The Philosophy of the Commentators, 200–600 AD, A Sourcebook
This is the first work to draw on the four hundred years of transition from ancient Greek philosophy to the medieval philosophy of Islam and the West. During this period, philosophy was often written in the form of commentaries on the works of Plato and Aristotle. Many ideas wrongly credited to the Middle Ages derive from these centuries, such as that of impetus in dynamics and intentional objects in philosophy of mind. The later Neoplatonist commentators fought a losing battle with Christianity, but inadvertently made Aristotle acceptable to Christians by ascribing to him belief in a Creator God and human immortality.

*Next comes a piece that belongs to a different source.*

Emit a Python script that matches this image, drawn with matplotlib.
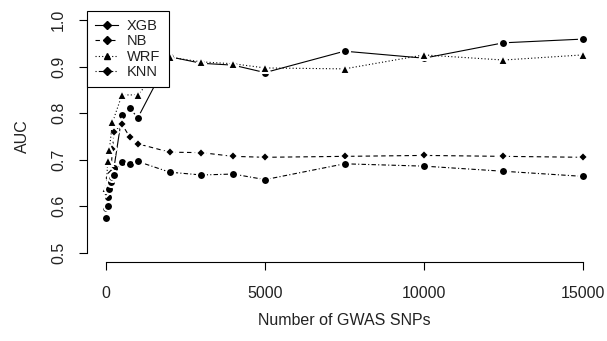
import matplotlib
matplotlib.use("Agg")
import matplotlib.pyplot as plt
from matplotlib.lines import Line2D

plt.rcParams['font.family'] = ['Liberation Sans', 'DejaVu Sans']

# number of GWAS SNPs used
snps = [10, 50, 100, 150, 200, 250, 500, 750, 1000, 2000, 3000, 4000, 5000, 7500, 10000, 12500, 15000]
snps_wrf = [10, 50, 100, 200, 500, 1000, 2000, 3000, 4000, 5000, 7500, 10000, 12500, 15000]

auc_xgb = [0.575, 0.620, 0.640, 0.655, 0.665, 0.683, 0.795, 0.810, 0.790, 0.921, 0.907, 0.903, 0.887, 0.933, 0.918, 0.951, 0.959]
auc_nb = [0.630, 0.645, 0.660, 0.672, 0.722, 0.760, 0.776, 0.748, 0.734, 0.716, 0.715, 0.707, 0.705, 0.707, 0.709, 0.707, 0.705]
auc_wrf = [0.640, 0.697, 0.720, 0.780, 0.839, 0.839, 0.920, 0.910, 0.906, 0.897, 0.895, 0.925, 0.914, 0.925]
auc_knn = [0.597, 0.600, 0.636, 0.651, 0.662, 0.668, 0.695, 0.691, 0.696, 0.673, 0.667, 0.669, 0.657, 0.691, 0.686, 0.675, 0.664]

fig = plt.figure(figsize=(6.07, 3.41), dpi=100)
ax = fig.add_axes([87/607, 1 - 262/341, (602 - 87)/607, (262 - 10.7)/341])

lw = 0.8
txt = '#222222'
# line first, then points with a white halo so the line looks broken (R type="b")
ax.plot(snps, auc_xgb, color='black', lw=lw, ls='-')
ax.plot(snps, auc_xgb, ls='none', marker='o', ms=6.5, mfc='black', mec='white', mew=1.5)

ax.plot(snps, auc_nb, color='black', lw=lw, ls=(0, (4, 3)))
ax.plot(snps, auc_nb, ls='none', marker='D', ms=5, mfc='black', mec='white', mew=1.5)

ax.plot(snps_wrf, auc_wrf, color='black', lw=lw, ls=(0, (1, 2)))
ax.plot(snps_wrf, auc_wrf, ls='none', marker='^', ms=7, mfc='black', mec='white', mew=1.5)

ax.plot(snps, auc_knn, color='black', lw=lw, ls=(0, (1, 2, 4, 2)))
ax.plot(snps, auc_knn, ls='none', marker='o', ms=6.5, mfc='black', mec='white', mew=1.5)

ax.set_xlim(-600, 15600)
ax.set_ylim(0.48, 1.02)

for s in ['top', 'right']:
    ax.spines[s].set_visible(False)
ax.spines['left'].set_bounds(0.5, 1.0)
ax.spines['bottom'].set_bounds(0, 15000)
ax.spines['left'].set_linewidth(0.8)
ax.spines['bottom'].set_linewidth(0.8)

ax.set_xticks([0, 5000, 10000, 15000])
ax.set_yticks([0.5, 0.6, 0.7, 0.8, 0.9, 1.0])
ax.set_yticklabels(['0.5', '0.6', '0.7', '0.8', '0.9', '1.0'], rotation=90, va='center')
ax.tick_params(axis='both', length=6, width=0.8, labelsize=11.5, colors='black', labelcolor=txt)
ax.tick_params(axis='x', pad=11)
ax.tick_params(axis='y', pad=9)

ax.set_xlabel("Number of GWAS SNPs", fontsize=11.5, labelpad=9, color=txt)
ax.set_ylabel("AUC", fontsize=11.5, labelpad=15, color=txt)

handles = [
    Line2D([], [], color='black', lw=lw, ls='-', marker='D', ms=4),
    Line2D([], [], color='black', lw=lw, ls=(0, (4, 3)), marker='D', ms=4),
    Line2D([], [], color='black', lw=lw, ls=(0, (1, 2)), marker='^', ms=5),
    Line2D([], [], color='black', lw=lw, ls=(0, (1, 2, 4, 2)), marker='D', ms=4),
]
leg = ax.legend(handles, ['XGB', 'NB', 'WRF', 'KNN'], loc='upper left',
                bbox_to_anchor=(0, 1), borderaxespad=0, fontsize=10.5,
                frameon=True, fancybox=False, framealpha=1, edgecolor='black',
                handlelength=1.6, handletextpad=0.6, labelspacing=0.1,
                borderpad=0.55)
for t in leg.get_texts():
    t.set_color(txt)
leg.get_frame().set_linewidth(0.8)
leg.set_zorder(5)

fig.savefig("out.png", dpi=100)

The commentators provide a panorama of up to a thousand years of Greek philosophy, much of which would otherwise be lost. They also serve as the missing link essential for understanding the subsequent history of Western philosophy.
The second volume of The Philosophy of the Commentators, 200–600 AD, A Sourcebook, deals with physics. The physics of the commentators was innovative: the Neoplatonists thought that the world of space and time was causally ordered by a nonspatial, nontemporal world, and this view required original thinking. Of the sixth-century Neoplatonists, Simplicius considered his teacher's ideas on space and time to be unprecedented, and Philoponus revised Aristotelianism to produce a new physics built around the Christian belief in God's Creation of the world. The thinkers of the Middle Ages borrowed from Philoponus and other commentators the proofs of a finite past, the idea of degrees of latitude in change and mixture, and in dynamics the idea of impetus and the defense of motion in a vacuum. All sources appear in English translation and are carefully linked and cross-referenced by editorial comment and explanation. Bibliographies are provided throughout.